In realtà, la cosa più rilevante del decreto presidenziale sull’immigrazione, firmato da Trump la scorsa settimana, è che facilita il sistema di espulsione e crea uno stato di paura. Lo ha detto chiaramente Joe S. Vasquez, vescovo di Austin, Texas, Presidente della Commissione episcopale per le migrazioni degli Stati Uniti. Le misure del nuovo Presidente “faranno sì che gli immigrati, specialmente quelli più deboli, le donne e i bambini, siano alla mercé di trafficanti e contrabbandieri”, ha detto Vasquez. La costruzione del muro “destabilizzerà le comunità che vivono pacificamente interconnesse lungo la frontiera”.

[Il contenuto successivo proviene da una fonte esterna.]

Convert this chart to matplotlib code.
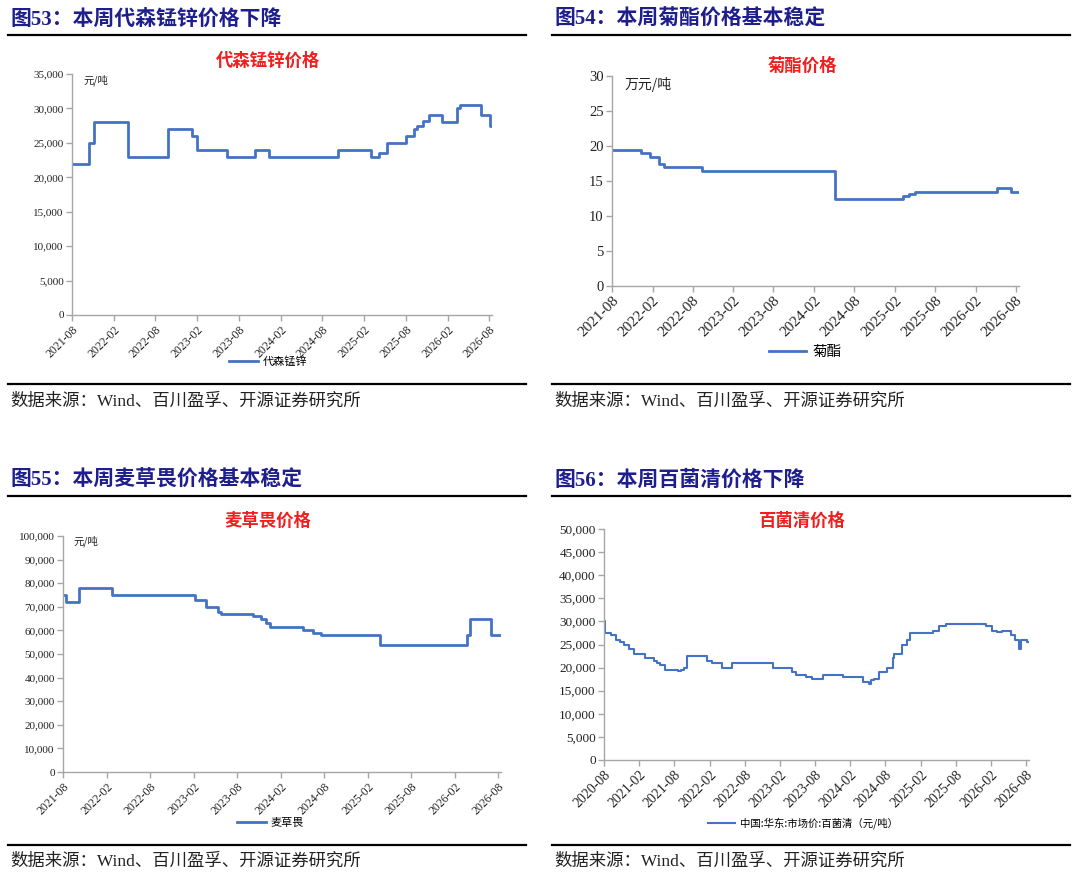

Il discorso di Trump vende falsa sicurezza ed è un paradigma della debolezza occidentale. È stato Bauman, in alcune delle pagine pubblicate prima della sua morte, a segnalare con più chiarezza che i muri si costruiscono non contro i nemici esterni, ma contro quelli interni e portano paura. Nel suo “Stranieri alle porte”, il sociologo spiegava che certe misure si prendono per cercare di affrontare il “panico morale” causato dalla crisi migratoria, la paura di perdere un modo di vivere su cui non si hanno certezze. 

I muri sono l’espressione di una profonda debolezza di chi non ha sicurezze riguardo la propria identità, riguardo la capacità della propria cultura di integrare e approfittare della conoscenza nuova che produce il mescolarsi. I Governi fanno “giochi di prestigio” per spostare la preoccupazione di fronte a problemi che non possono risolvere. Legare la sfida dell’immigrazione ai problemi della sicurezza nazionale e personale è una forma sbagliata di trarre beneficio dalla paura.

Nel lungo termine i muri non servono. I movimenti migratori hanno accompagnato sempre la modernità e persino cambiato direzione. La novità è questo non sapere chi siamo, questa insicurezza che si proietta verso l’altro.